Appellant did not attack the sentences on his motions for a new trial and in arrest of judgment in the court below, and therefore the matter may not be raised for the first time on appeal. Com. v. Mays, 182 Pa. Superior Ct. 130, 126 A.2d 530; Com. v. Gomori, 192 Pa. Superior Ct. 325, 330, 161 A.2d 649; Com. v. Clark, 198 Pa. Superior Ct. 64, 67, 181 A.2d 859.

The recorded sentences are controlling. "'The only sentence known to the law is the sentence or judgment entered upon the records of the court.'" Com ex rel. Scoleri v. Burke, 171 Pa. Superior Ct. 285, 287, 90 A.2d 847, 848. The court has full power to reconsider the original sentences and to reduce or increase them so long as the term during which the original sentence was imposed had not expired.*fn1 Com. ex rel. Gaynor v. Maroney, 199 Pa. Superior Ct. 81, 83, 184 A.2d 409.

It is firmly established that the extent of sentence is a matter within the discretion of the trial judge and will not be disturbed if within the statutory limits. Com. v. Downer, 161 Pa. Superior Ct. 339, 344, 53 A.2d 897; Com. v. Pouls, 198 Pa. Superior Ct. 595, 601, 182 A.2d 261. Although we have the power to modify a sentence which is manifestly excessive and inflicts a punishment which is too severe, the record here does not disclose any facts which would remove the present appeal from the general rule, and accordingly the sentences will be affirmed. Com. v. Bilinski, 190 Pa. Superior Ct. 401, 407, 154 A.2d 322.

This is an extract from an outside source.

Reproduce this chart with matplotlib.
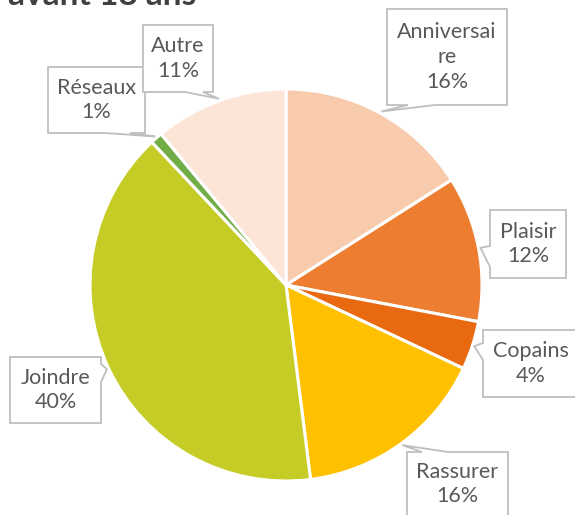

Appellant asserts that evidence, consisting of a pinch bar taken from the glove compartment of his car, obtained as the result of an unreasonable search

[ 202 Pa. Super. Page 132]

    and seizure was wrongfully used as evidence against him at the trial, and cited Mapp v. Ohio, 367 U.S. 643, 81 S.Ct. 1684, 6 L.Ed.2d 1081. Appellant made a preliminary motion to suppress this evidence prior to trial. The motion was refused, and an appeal taken was discontinued as interlocutory.

The facts in the present case are summarized by President Judge SWENEY in the opinion as follows:

"In the present case, a burglary occurred at a restaurant known as 'Jimmie's and Johnnie's' on Baltimore Pike near Union Avenue in Upper Darby, Delaware County, Pa., sometime between the hours of 10:30 p.m. on January 1st, 1962, and 5:05 a.m. on January 2nd, 1962, when the burglary was discovered. An investigation by the Upper Darby police was begun that morning. Entrance to the building had been gained by the use of a pinch bar to force open the rear door. On the night of the burglary, a night watchman, who was on duty approximately 25 to 35 yards from the place burglarized, observed a two-tone 1955 or 1956 Oldsmobile circling behind the building. The automobile when first seen by the watchman had two occupants; however, when it left, it had only one occupant. The car returned about 2:30 a.m. and this time another occupant was seen in the car, when it left the area. An Upper Darby policeman, on duty in the vicinity, observed the same car at 1:00 a.m. on the morning of the burglary, driving back and forth on Baltimore Pike. At 1:15 a.m. the same officer observed the car backing in and making a U-turn on Baltimore Pike. The car then pulled up near 'Jimmie's and Johnnie's' and turned its lights on and off. The officer stopped the car and was told by its occupant that he had been to a movie and was trying to get to Philadelphia. At 2:00 a.m. the officer saw this same car, with one occupant in it, heading west on Baltimore Pike towards Lansdowne and away from Philadelphia. The

[ 202 Pa. Super. Page 133]

    police officer noticed the car again at approximately 2:30 a.m. This time there were two occupants in the car whcih was heading east on Baltimore Pike towards Philadelphia. Although the policeman eventually lost the car, he did obtain its license number.

"A detective on the Upper Darby police force, who was investigating the burglary and who knew the facts related above and the criminal record of the defendant, spotted the car in question at Long Lane and Chestnut Street in Upper Darby on January 4th, 1962 at 9:20 a.m. He apprehended the defendant and took him and the car to police headquarters. While the defendant was being questioned at police headquarters, the car was searched and a twelve-inch pinch bar was found in the glove compartment. The coloration and indentation found on the door of the place burglarized matched the color and shape of the pinch bar. The scrapings found on the bar were identical with those taken from the door. No warrant had been obtained for either the arrest of the defendant or for the search of his car."

The facts here are similar to the facts in Com. v. Czajkowski, 198 Pa. Superior Ct. 511, 182 A.2d 298, and the principles announced therein are controlling. See, also, Com. v. Bosurgi, 198 Pa. Superior Ct. 47, 50, 182 A.2d 295; 411 Pa. 56, 190 A.2d 304. The information received, and the observation of appellant's car at the scene and at the time of the burglary gave the officer reasonable grounds and probable cause to arrest without a warrant, and the search of appellant's car incident to the arrest was not unreasonable. Appellant's motions for a new trial and in arrest of judgment were properly denied.

Disposition

Judgments of sentence are affirmed, and it is ordered that appellant appear in the court below at such time as he may be there called, and that he be by that court committed until he has complied with his sentences or any part thereof which had not been performed at the time the appeals were made a supersedeas.